“Now, son of man, I am making you a watchman for the people of Israel. Therefore, listen to what I say and warn them for me. If I announce that some wicked people are sure to die and you fail to warn them about changing their ways, then they will die in their sins, but I will hold you responsible for their deaths. But if you warn them to repent and they don’t repent, they will die in their sins, but you will not be held responsible. Son of man, give the people of Israel this message: You are saying, ‘Our sins are heavy upon us; we are wasting away! How can we survive?’ As surely as I live, says the Sovereign LORD, I take no pleasure in the death of wicked people. I only want them to turn from their wicked ways so they can live. Turn! Turn from your wickedness, O people of Israel! Why should you die?” [TLB]
The apostle Paul echoes similar language at Acts 18:6: “But when they resisted and blasphemed, he shook out his garments and said to them, ‘Your blood be on your own heads! I am clean. From now on I will go to the Gentiles.’”
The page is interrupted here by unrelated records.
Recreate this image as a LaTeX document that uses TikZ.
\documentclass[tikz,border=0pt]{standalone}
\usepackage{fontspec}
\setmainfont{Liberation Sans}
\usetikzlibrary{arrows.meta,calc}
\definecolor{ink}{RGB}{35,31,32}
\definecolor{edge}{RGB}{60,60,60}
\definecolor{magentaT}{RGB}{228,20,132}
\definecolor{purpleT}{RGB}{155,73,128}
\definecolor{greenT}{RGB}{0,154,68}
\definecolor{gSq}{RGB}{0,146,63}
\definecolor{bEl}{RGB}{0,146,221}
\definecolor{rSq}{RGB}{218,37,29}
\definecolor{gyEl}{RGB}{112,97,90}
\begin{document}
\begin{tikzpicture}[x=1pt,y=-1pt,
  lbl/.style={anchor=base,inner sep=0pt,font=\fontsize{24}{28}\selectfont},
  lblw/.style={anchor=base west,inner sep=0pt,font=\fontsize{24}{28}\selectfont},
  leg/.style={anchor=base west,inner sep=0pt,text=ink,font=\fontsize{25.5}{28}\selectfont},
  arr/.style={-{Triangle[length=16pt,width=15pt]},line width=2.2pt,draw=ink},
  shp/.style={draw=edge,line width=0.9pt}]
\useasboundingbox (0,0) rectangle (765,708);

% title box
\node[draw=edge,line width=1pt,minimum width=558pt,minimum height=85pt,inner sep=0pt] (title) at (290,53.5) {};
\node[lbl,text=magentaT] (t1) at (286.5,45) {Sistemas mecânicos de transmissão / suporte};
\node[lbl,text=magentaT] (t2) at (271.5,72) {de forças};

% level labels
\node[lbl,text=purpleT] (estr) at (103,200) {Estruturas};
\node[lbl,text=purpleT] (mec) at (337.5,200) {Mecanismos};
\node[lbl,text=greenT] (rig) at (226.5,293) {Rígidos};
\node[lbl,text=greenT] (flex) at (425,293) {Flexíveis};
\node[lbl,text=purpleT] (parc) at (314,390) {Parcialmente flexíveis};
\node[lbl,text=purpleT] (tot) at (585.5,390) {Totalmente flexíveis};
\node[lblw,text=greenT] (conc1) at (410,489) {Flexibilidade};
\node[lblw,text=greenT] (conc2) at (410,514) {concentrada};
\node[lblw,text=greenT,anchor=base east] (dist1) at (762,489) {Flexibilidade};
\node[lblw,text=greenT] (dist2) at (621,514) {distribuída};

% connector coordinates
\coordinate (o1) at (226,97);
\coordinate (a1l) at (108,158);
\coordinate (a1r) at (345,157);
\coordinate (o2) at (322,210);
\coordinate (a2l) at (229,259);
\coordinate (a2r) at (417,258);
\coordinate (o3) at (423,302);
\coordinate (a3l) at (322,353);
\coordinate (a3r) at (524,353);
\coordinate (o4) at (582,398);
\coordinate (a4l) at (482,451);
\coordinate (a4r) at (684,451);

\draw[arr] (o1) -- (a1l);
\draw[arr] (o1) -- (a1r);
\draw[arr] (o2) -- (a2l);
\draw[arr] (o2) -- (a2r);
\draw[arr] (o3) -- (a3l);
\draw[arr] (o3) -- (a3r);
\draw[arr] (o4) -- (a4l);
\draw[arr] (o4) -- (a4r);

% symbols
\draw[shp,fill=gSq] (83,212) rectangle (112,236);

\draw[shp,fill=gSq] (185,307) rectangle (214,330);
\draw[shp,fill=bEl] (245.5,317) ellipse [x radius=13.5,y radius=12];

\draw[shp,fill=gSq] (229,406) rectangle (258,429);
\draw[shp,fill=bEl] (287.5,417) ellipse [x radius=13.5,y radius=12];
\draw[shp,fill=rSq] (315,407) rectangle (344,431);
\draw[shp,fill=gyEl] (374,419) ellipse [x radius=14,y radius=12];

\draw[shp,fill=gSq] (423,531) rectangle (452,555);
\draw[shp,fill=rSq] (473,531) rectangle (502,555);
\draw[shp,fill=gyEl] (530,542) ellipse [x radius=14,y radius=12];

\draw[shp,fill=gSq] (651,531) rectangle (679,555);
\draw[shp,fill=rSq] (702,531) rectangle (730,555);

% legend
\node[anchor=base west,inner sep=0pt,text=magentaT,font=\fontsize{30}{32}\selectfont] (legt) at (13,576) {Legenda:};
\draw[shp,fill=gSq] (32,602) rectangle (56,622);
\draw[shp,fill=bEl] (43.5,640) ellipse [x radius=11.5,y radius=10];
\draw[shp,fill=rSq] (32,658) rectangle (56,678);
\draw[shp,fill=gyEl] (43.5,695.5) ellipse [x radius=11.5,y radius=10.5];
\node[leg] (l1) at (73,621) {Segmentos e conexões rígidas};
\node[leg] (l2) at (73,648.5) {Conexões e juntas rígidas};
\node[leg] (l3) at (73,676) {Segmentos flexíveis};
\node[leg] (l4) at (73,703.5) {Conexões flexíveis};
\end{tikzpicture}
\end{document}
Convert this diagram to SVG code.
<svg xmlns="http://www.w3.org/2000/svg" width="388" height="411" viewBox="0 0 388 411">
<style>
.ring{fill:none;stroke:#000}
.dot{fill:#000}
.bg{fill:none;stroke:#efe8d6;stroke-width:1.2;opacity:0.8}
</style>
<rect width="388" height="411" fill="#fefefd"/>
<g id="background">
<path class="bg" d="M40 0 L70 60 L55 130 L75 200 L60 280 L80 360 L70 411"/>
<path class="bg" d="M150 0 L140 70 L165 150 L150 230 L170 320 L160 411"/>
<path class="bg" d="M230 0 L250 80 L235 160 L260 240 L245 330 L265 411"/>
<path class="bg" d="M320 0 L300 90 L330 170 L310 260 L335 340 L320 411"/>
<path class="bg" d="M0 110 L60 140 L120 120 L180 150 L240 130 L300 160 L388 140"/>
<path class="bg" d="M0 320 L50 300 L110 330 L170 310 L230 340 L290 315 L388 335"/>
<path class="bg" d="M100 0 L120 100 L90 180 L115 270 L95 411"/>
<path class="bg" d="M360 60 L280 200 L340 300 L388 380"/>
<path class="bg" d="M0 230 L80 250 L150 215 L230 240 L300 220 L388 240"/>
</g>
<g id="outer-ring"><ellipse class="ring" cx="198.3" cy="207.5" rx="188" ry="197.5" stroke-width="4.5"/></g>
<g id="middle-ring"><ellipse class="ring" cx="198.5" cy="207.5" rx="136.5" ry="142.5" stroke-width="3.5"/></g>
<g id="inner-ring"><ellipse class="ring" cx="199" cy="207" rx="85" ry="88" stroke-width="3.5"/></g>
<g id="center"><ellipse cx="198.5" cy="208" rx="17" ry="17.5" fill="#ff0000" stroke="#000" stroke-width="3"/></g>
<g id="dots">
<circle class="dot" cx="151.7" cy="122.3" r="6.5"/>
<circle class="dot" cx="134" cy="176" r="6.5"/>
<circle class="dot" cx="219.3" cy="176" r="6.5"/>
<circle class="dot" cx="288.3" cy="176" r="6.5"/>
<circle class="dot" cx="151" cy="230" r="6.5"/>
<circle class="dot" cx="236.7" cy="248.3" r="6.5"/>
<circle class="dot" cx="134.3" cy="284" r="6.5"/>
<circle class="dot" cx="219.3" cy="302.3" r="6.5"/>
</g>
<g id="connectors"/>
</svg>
John Calvin comments: “By these words, teachers are warned that if they do not want to be guilty of blood before the Lord, they must do whatever they can to bring wanderers back to the way, and that they must not allow anyone to perish through ignorance.” (Acts: Calvin, The Crossway Classic Commentaries, p.309, emphasis mine)
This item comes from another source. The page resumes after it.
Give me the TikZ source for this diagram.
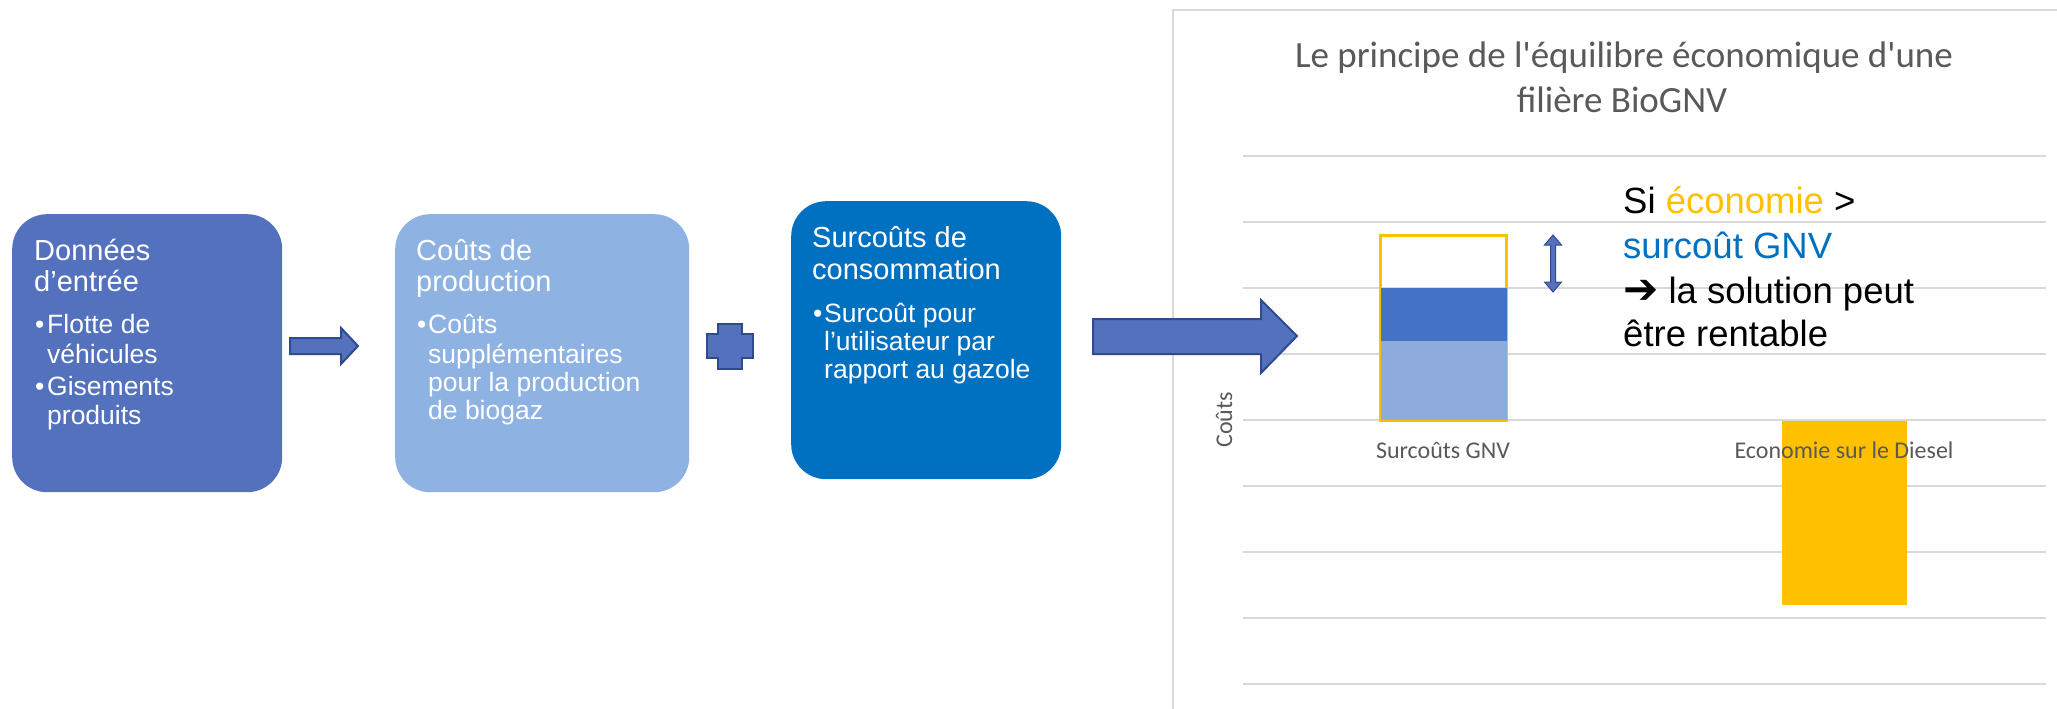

However, compare this with what Calvin had elsewhere taught:
Calvin says: “Two people may hear the same teaching together; yet one is willing to learn, and the other persists in his obstinacy. They do not differ in nature, but God illumines one and not the other.” (Acts: Calvin, Crossway Classic Commentaries, p.229, emphasis mine)
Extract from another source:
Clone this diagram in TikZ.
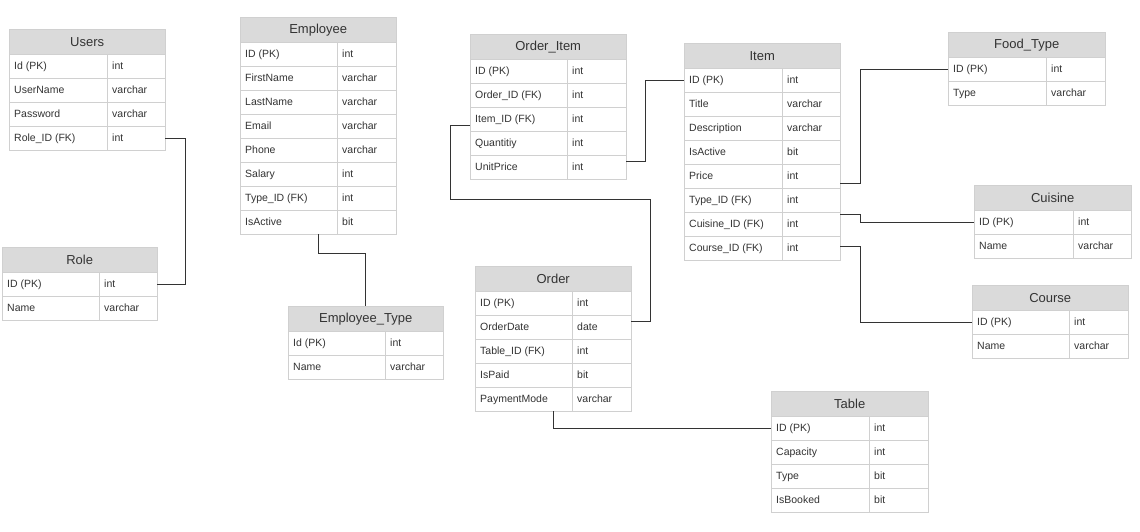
\documentclass[tikz,border=0pt]{standalone}
\usepackage{fontspec}
\setmainfont{Liberation Sans}
\usetikzlibrary{calc}

\definecolor{headgrey}{HTML}{DADADA}
\definecolor{linegrey}{HTML}{D0D0D0}
\definecolor{textgrey}{HTML}{333333}

\tikzset{
  tablehead/.style={draw=linegrey, fill=headgrey, anchor=north west, minimum height=25pt,
    inner sep=0pt, font=\fontsize{13}{15}\selectfont, text=textgrey},
  tablerow/.style={draw=linegrey, fill=white, anchor=north west, minimum height=24pt, inner sep=0pt},
  fieldtext/.style={anchor=west, inner sep=0pt, text height=8pt, text depth=2pt,
    font=\fontsize{10.5}{12}\selectfont, text=textgrey},
  relation/.style={draw=textgrey, line width=1pt}
}

% name, x, y, width, split, title, rows
\newcommand{\erdtable}[7]{%
  \node[tablehead, minimum width=#4pt] (#1) at (#2,#3) {#6};
  \foreach [count=\i] \f/\t in {#7} {
    \node[tablerow, minimum width=#4pt] (#1-\i) at (#2,{#3+25+24*(\i-1)}) {};
    \draw[linegrey] ([xshift=#5pt]#1-\i.north west) -- ([xshift=#5pt]#1-\i.south west);
    \node[fieldtext] at ([xshift=5pt]#1-\i.west) {\f};
    \node[fieldtext] at ([xshift=#5pt+5pt]#1-\i.west) {\t};
  }
}

\begin{document}
\begin{tikzpicture}[x=1pt,y=-1pt]

\fill[white] (0,0) rectangle (1140,531);
\useasboundingbox (0,0) rectangle (1140,531);

\erdtable{users}{9}{29}{156}{98}{Users}{{Id (PK)}/int, UserName/varchar, Password/varchar, {Role\_ID (FK)}/int}
\erdtable{role}{2}{247}{155}{97}{Role}{{ID (PK)}/int, Name/varchar}
\erdtable{employee}{240}{17}{156}{97}{Employee}{{ID (PK)}/int, FirstName/varchar, LastName/varchar,
  Email/varchar, Phone/varchar, Salary/int, {Type\_ID (FK)}/int, IsActive/bit}
\erdtable{emptype}{288}{306}{155}{97}{Employee\_Type}{{Id (PK)}/int, Name/varchar}
\erdtable{orderitem}{470}{34}{156}{97}{Order\_Item}{{ID (PK)}/int, {Order\_ID (FK)}/int,
  {Item\_ID (FK)}/int, Quantitiy/int, UnitPrice/int}
\erdtable{item}{684}{43}{156}{98}{Item}{{ID (PK)}/int, Title/varchar, Description/varchar, IsActive/bit,
  Price/int, {Type\_ID (FK)}/int, {Cuisine\_ID (FK)}/int, {Course\_ID (FK)}/int}
\erdtable{foodtype}{948}{32}{157}{98}{Food\_Type}{{ID (PK)}/int, Type/varchar}
\erdtable{cuisine}{974}{185}{157}{99}{Cuisine}{{ID (PK)}/int, Name/varchar}
\erdtable{course}{972}{285}{156}{97}{Course}{{ID (PK)}/int, Name/varchar}
\erdtable{order}{475}{266}{156}{97}{Order}{{ID (PK)}/int, OrderDate/date, {Table\_ID (FK)}/int,
  IsPaid/bit, PaymentMode/varchar}
\erdtable{table}{771}{391}{157}{98}{Table}{{ID (PK)}/int, Capacity/int, Type/bit, IsBooked/bit}

% relations
\draw[relation] (users-4.east) -- ++(20,0) |- (role-1.east);
\draw[relation] (employee-8.south) -- ++(0,19) -| (emptype.north);
\draw[relation] ([yshift=-6pt]orderitem-3.west) -- ++(-20,0) -- ++(0,74) -- ++(200,0)
  |- ([yshift=6pt]order-2.east);
\draw[relation] ([yshift=6pt]orderitem-5.east) -- ++(19,0) |- (item-1.west);
\draw[relation] ([yshift=-7pt]item-5.east) -- ++(20,0) |- (foodtype-1.west);
\draw[relation] ([yshift=10pt]item-7.east) -- ++(20,0) |- (cuisine-1.west);
\draw[relation] ([yshift=2pt]item-8.east) -- ++(20,0) |- (course-1.west);
\draw[relation] (order-5.south) |- (table-1.west);

\end{tikzpicture}
\end{document}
If God “illumes the one and not the other,” then the other perishes, not because of what you failed to do, but because God was disinterested in illuminating them, allegedly. And it gets worse:
Calvin says: “Hence, Augustine, having treated of the elect, and taught that their salvation reposes in the faithful custody of God so that none perishes, continues: The rest of mortal men who are not of this number, but rather taken out of the common mass and made vessels of wrath, are born for the use of the elect. For God created no one of them casually or fortuitously, nor is He ignorant of whatever good may be worked through them. For that He created human nature in them and adorned the order of this present life by them is in itself a good work. But He brings none of them to the spiritual repentance by which a man is reconciled with God.” (Concerning the Eternal Predestination of God, p.107, emphasis mine)
According to God, He only wants for them to “turn from their wicked ways so they can live,” while yet according to Calvinism, they are “born for the use of the elect.”
Calvin writes: “When God prefers some to others, choosing some and passing others by, the difference does not depend on human dignity or indignity. It is therefore wrong to say that the reprobate are worthy of eternal destruction.” (Concerning the Eternal Predestination of God, pp.120-121, emphasis mine)
Calvin adds: “If what I teach is true, that those who perish are destined to death by the eternal good pleasure of God though the reason does not appear, then they are not found but made worthy of destruction.” (Concerning the Eternal Predestination of God, p.121, emphasis mine)
John Calvin introduces a “secret” will explanation:
John Calvin comments: “But, it is alleged, we thereby ascribe a double will to God, whereas He is not variable and not the least shadow of turning falls upon Him. What is this, says Pighius, but to mock men, if God professes to will what He does not will? But if in fairness the two are read together: I will that the sinner turn and live, the calumny is dissolved without bother. God demands conversion from us; wherever He finds it, a man is not disappointed of the promised regard of life. Hence God is said to will life, as also repentance. But the latter He wills, because He invites all to it by His word. Now this is not contradictory of His secret counsel, by which He determined to convert none but His elect. He cannot rightly on this account be through variable, because as lawgiver He illuminates all with the external doctrine of life, in this first sense calling all men to life. But in the other sense, He brings to life whom He will, as Father regenerating by the Spirit only His Sons.” (Concerning the Eternal Predestination of God, p.106, emphasis mine)
So by the Revealed Will, God wants for them to repent, but by the Secret Will, God does nothing for it to have any real chance of actually happening.
God said that He wants for them to turn and live. He even asks: “Why should you die?” (Ezekiel 33:11) But Calvinism answers, they were “born for the use of the elect.”